Further information: AURALiC
Todd the Vinyl Junkie and partner in crime Pete Millett set up some sort of decadent den at the end of one row. On offer? New can amps from Todd and Pete, new can amps and DACs from Luxman and Ron Lennox from Meridian offering to let people play with a Meridian Director ($700 USD), Meridian’s entry into the main-rig DAC market. It’s a competitive entry with more refinement than you’d get from USB-powered dongles. No mention was made of DSD capability but winks and nudges were given about some other — unnamed! — forthcoming capabilities.
Further information: Meridian Audio
Sony is back in the game in a big way. Two rooms upstairs saw them demo their affordable-by-hifi-standards ES components to good effect. Down in CanJam, a lineup of hi-rez players, DACs and amps were on display alongside a tidy number of MDR-1R headphones (US$300 list). Pictured here is the PHA-2 DAC and headphone amplifier from Sony’s pro lineup. It’s about $600, and it’s built like a tank. Please try not to bean someone with it; it’s a brick.
Further information: Sony
Let’s just call the game: Jason Stoddard and crew have released a $120 vacuum tube headphone amp. Sure it’s tiny. Sure it has a wall-wart. Sure it looks just like their $100 Magni amp. Who cares? You know you’re going to get one just because it’s cool. And, yeah, Aude’ze cans sounded pretty great on it. Game over.

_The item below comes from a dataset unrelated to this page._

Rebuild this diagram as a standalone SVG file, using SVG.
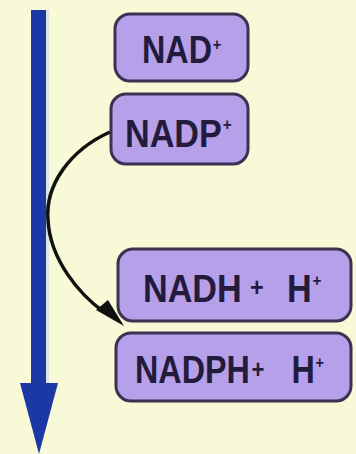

On the other end of the table, unfinished, unanodized, freckled with holes that shouldn’t be there, and locking itself up from time to time, sat the shiny, metal prototype of the Ragnarok integrated amp (US$1500). It’ll drop 100 watts into 4 ohms, it’ll drive your cans and the stepped attenuator is just about the nicest feeling volume control I’ve touched.